Achilles, ou a elegância da morte anunciada
Nunca escrevi sobre canções neste espaço. Sempre associei o formato à fruição íntima e passageira, algo que se sente mas raramente se detém para ser desmontado. Mas de vez em quando surge uma exceção, uma canção que se impõe como texto, como narrativa plena, onde o tempo se dobra e os versos nos falam como personagens. Achilles (2025), dos Divine Comedy, é uma dessas raras canções.

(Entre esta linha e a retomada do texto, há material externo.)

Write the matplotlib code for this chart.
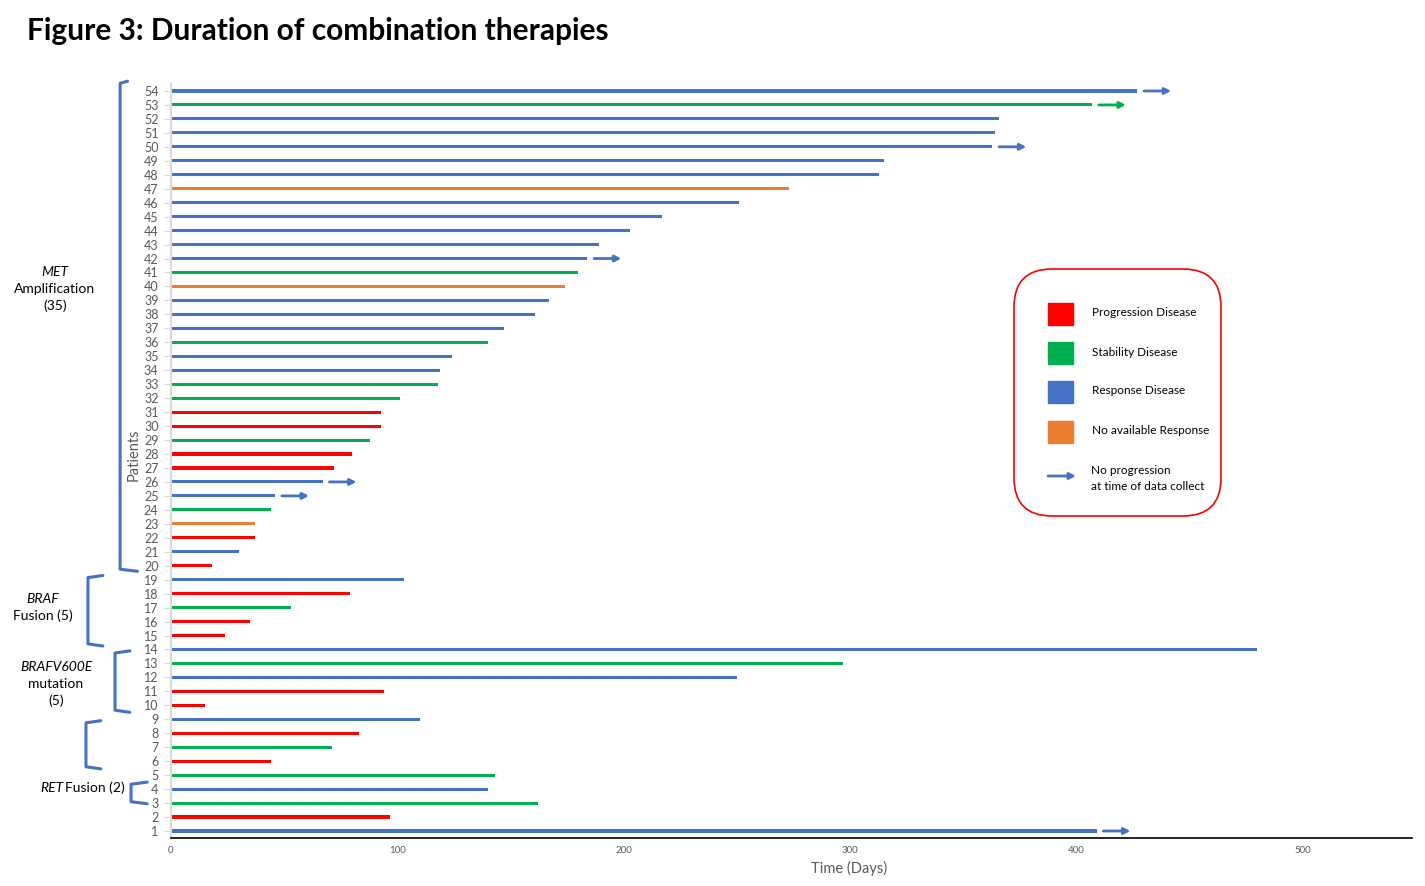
import numpy as np
import matplotlib
matplotlib.use("Agg")
import matplotlib.pyplot as plt
from matplotlib.patches import FancyBboxPatch, Rectangle

plt.rcParams['font.family'] = ['Lato', 'DejaVu Sans']

# %% DATA
patients = list(range(1, 55))
days = [409, 97, 162, 140, 143, 44, 71, 83, 110, 15,
        94, 250, 297, 480, 24, 35, 53, 79, 103, 18,
        30, 37, 37, 44, 46, 67, 72, 80, 88, 93,
        93, 101, 118, 119, 124, 140, 147, 161, 167, 174,
        180, 184, 189, 203, 217, 251, 273, 313, 315, 363,
        364, 366, 407, 427]
# P = progression, S = stability, R = response, N = no available response
response = ['R', 'P', 'S', 'R', 'S', 'P', 'S', 'P', 'R', 'P',
            'P', 'R', 'S', 'R', 'P', 'P', 'S', 'P', 'R', 'P',
            'R', 'P', 'N', 'S', 'R', 'R', 'P', 'P', 'S', 'P',
            'P', 'S', 'S', 'R', 'R', 'S', 'R', 'R', 'R', 'N',
            'S', 'R', 'R', 'R', 'R', 'R', 'N', 'R', 'R', 'R',
            'R', 'R', 'S', 'R']
ongoing = [1, 25, 26, 42, 50, 53, 54]

legend_labels = ['Progression Disease', 'Stability Disease',
                 'Response Disease', 'No available Response']
legend_codes = ['P', 'S', 'R', 'N']

# group brackets: (top row, bottom row)
group_rows = [(54.7, 19.6), (19.3, 14.25), (13.9, 9.5), (8.9, 5.45), (4.5, 2.95)]

colors = {'P': '#FF0000', 'S': '#00B050', 'R': '#4472C4', 'N': '#ED7D31'}
blue = '#4472C4'
grey_txt = '#595959'

# %% FIGURE
fig = plt.figure(figsize=(14.25, 8.86), dpi=100)
ax = fig.add_axes([0.12, 0.0542, 0.871, 0.851])

bar_cols = [colors[r] for r in response]
ax.barh(patients, days, height=0.22, color=bar_cols, left=0)

# arrows for patients without progression
for p in ongoing:
    d = days[p - 1]
    ax.annotate('', xy=(d + 15, p), xytext=(d + 3, p),
                arrowprops=dict(arrowstyle='-|>', color=colors[response[p - 1]],
                                lw=2, mutation_scale=9, shrinkA=0, shrinkB=0))

ax.set_xlim(0, 548.5)
ax.set_ylim(0.5, 54.5)
ax.set_yticks(patients)
ax.set_yticklabels([str(p) for p in patients], fontsize=9, color=grey_txt)
ax.set_xticks([0, 100, 200, 300, 400, 500])
ax.tick_params(axis='x', length=0, labelsize=7, labelcolor=grey_txt, pad=6)
ax.tick_params(axis='y', length=5, color='#D9D9D9', pad=4)
for s in ['top', 'right']:
    ax.spines[s].set_visible(False)
ax.spines['left'].set_color('#D9D9D9')
ax.spines['left'].set_linewidth(1.5)
ax.spines['bottom'].set_color('black')
ax.spines['bottom'].set_linewidth(1.2)
ax.set_xlabel('Time (Days)', fontsize=10.5, color=grey_txt, labelpad=6)
ax.xaxis.set_label_coords(0.546, -0.031)
ax.set_ylabel('Patients', fontsize=10.5, color=grey_txt, labelpad=2)
ax.yaxis.label.set_y(0.508)

fig.text(0.019, 0.965, 'Figure 3: Duration of combination therapies',
         fontsize=21.5, fontweight='bold', va='center', ha='left')

# %% GROUP BRACKETS (x in axes fraction, y in data)
trans = ax.get_yaxis_transform()
bracket_x = [-0.041, -0.0669, -0.0451, -0.0685, -0.0322]
bracket_w = [(0.006, 0.014), (0.012, 0.012), (0.012, 0.012), (0.012, 0.012), (0.013, 0.013)]
for (top, bot), bx, (wt, wb) in zip(group_rows, bracket_x, bracket_w):
    ax.plot([bx + wt, bx, bx, bx + wb], [top, top - 0.15, bot + 0.15, bot],
            transform=trans, color=blue, lw=2.2, clip_on=False,
            solid_joinstyle='round', solid_capstyle='round')

# group labels (figure pixels from top)
def ftext(px, py, s, **kw):
    fig.text(px / 1425, 1 - py / 886, s, ha='center', va='center',
             fontsize=10, color='black', **kw)

ftext(55, 272, 'MET', style='italic')
ftext(55, 289, 'Amplification')
ftext(55, 306, '(35)')
ftext(43, 599, 'BRAF', style='italic')
ftext(43, 616, 'Fusion (5)')
ftext(56, 667, 'BRAFV600E', style='italic')
ftext(56, 684, 'mutation')
ftext(56, 701, '(5)')
fig.text(40 / 1425, 1 - 788 / 886, 'RET', style='italic', fontsize=10,
         ha='left', va='center')
fig.text(65 / 1425, 1 - 788 / 886, 'Fusion (2)', fontsize=10,
         ha='left', va='center')

# %% LEGEND BOX (pixel units)
lax = fig.add_axes([1013 / 1425, 1 - 517 / 886, 209 / 1425, 249 / 886])
lax.set_xlim(0, 209)
lax.set_ylim(249, 0)
lax.axis('off')
lax.add_patch(FancyBboxPatch((1, 1), 207, 247,
                             boxstyle='round,pad=0,rounding_size=38',
                             ec='#FF0000', fc='white', lw=1.2))
leg_y = [46, 85, 124, 164]
for yy, code, lab in zip(leg_y, legend_codes, legend_labels):
    lax.add_patch(Rectangle((35, yy - 11), 25, 22, color=colors[code]))
    lax.text(79, yy - 1, lab, fontsize=8.5, va='center', ha='left')
lax.annotate('', xy=(63, 208), xytext=(35, 208),
             arrowprops=dict(arrowstyle='-|>', color=blue, lw=2,
                             mutation_scale=9, shrinkA=0, shrinkB=0))
lax.text(78, 203, 'No progression', fontsize=8.5, va='center', ha='left')
lax.text(78, 218, 'at time of data collect', fontsize=8.5, va='center', ha='left')

fig.savefig('out.png', dpi=100)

Escrita e cantada por Neil Hannon, Achilles começa como uma elegia antiga. Um guerreiro contempla a morte de um amigo e promete vingança. Estamos em plena Ilíada, entre barcos queimados e deuses distraídos. Aquiles, Pátroclo, a cólera transformada em destino. A canção invoca esse universo mítico com sobriedade, sem grandiloquência, apenas sugerindo o peso trágico com versos contidos: “You slew my sweetest friend / His death will be avenged”. A música não se exalta — a orquestração embala. Como se dissesse: conhecemos este lamento há milhares de anos.
O que surpreende é o salto seguinte. A segunda estrofe transporta-nos para uma guerra moderna. Um soldado comum, coberto de lama, carrega no bolso A Shropshire Lad, de A.E. Housman, um livro que por si só já é uma ode à juventude perdida e à morte precoce. Encontramos ali não só a repetição da violência, mas também um eco de intimidade entre homens, entre guerras, como se a beleza precisasse de sobreviver, mesmo num campo de batalha. A canção parece sussurrar: a tragédia repete-se, mas nunca da mesma forma.
E então, como quem esvazia o cenário de guerra e o devolve à rua onde vivemos, Hannon canta:
“I saw a man this morning / He was turning fifty-three.”
Nesse momento, deixei de ouvir a canção como espectador. Vi-me ali. Com cinquenta e um anos, a ouvir aquela frase como um espelho. Não era Aquiles, nem um soldado anónimo. Era apenas um homem. Um homem que sabe que um dia será nada. Um homem que sabe que a sua única certeza é a fragilidade.
A última frase é o golpe final:
“Death is the Achilles heel.”
Em poucas palavras, Hannon transforma a metáfora mítica em realidade biológica. A vulnerabilidade de Aquiles já não é um ponto no calcanhar — é o destino de todos os vivos. Todos temos um ponto fraco, e esse ponto é o tempo.
A beleza desta canção está em tudo o que não diz. Nunca fala diretamente da velhice, da melancolia ou da perda. Mas tudo isso está lá, embebido na voz de Hannon, nos arranjos suaves, no refrão que volta sempre com a mesma pergunta:
“Was it so hard to die, Achilles? / So very hard to die?”
A morte, como fim físico, é talvez fácil. O difícil é aceitá-la como destino partilhado. O difícil é vê-la aproximar-se de nós com a leveza de uma canção pop.
Talvez por isso Achilles seja, no fundo, um pequeno poema. Um poema que fala connosco por camadas — mito, história, presente, até nos tocar exatamente onde dói: na consciência daquilo que somos. E no pouco tempo que nos resta.
Nota: Este texto foi escrito em coautoria com um LLM, a partir de uma escuta íntima da canção "Achilles", dos Divine Comedy. A estrutura e leitura crítica emergem do meu olhar; a forma e polimento da escrita resultam de um processo de coescrita.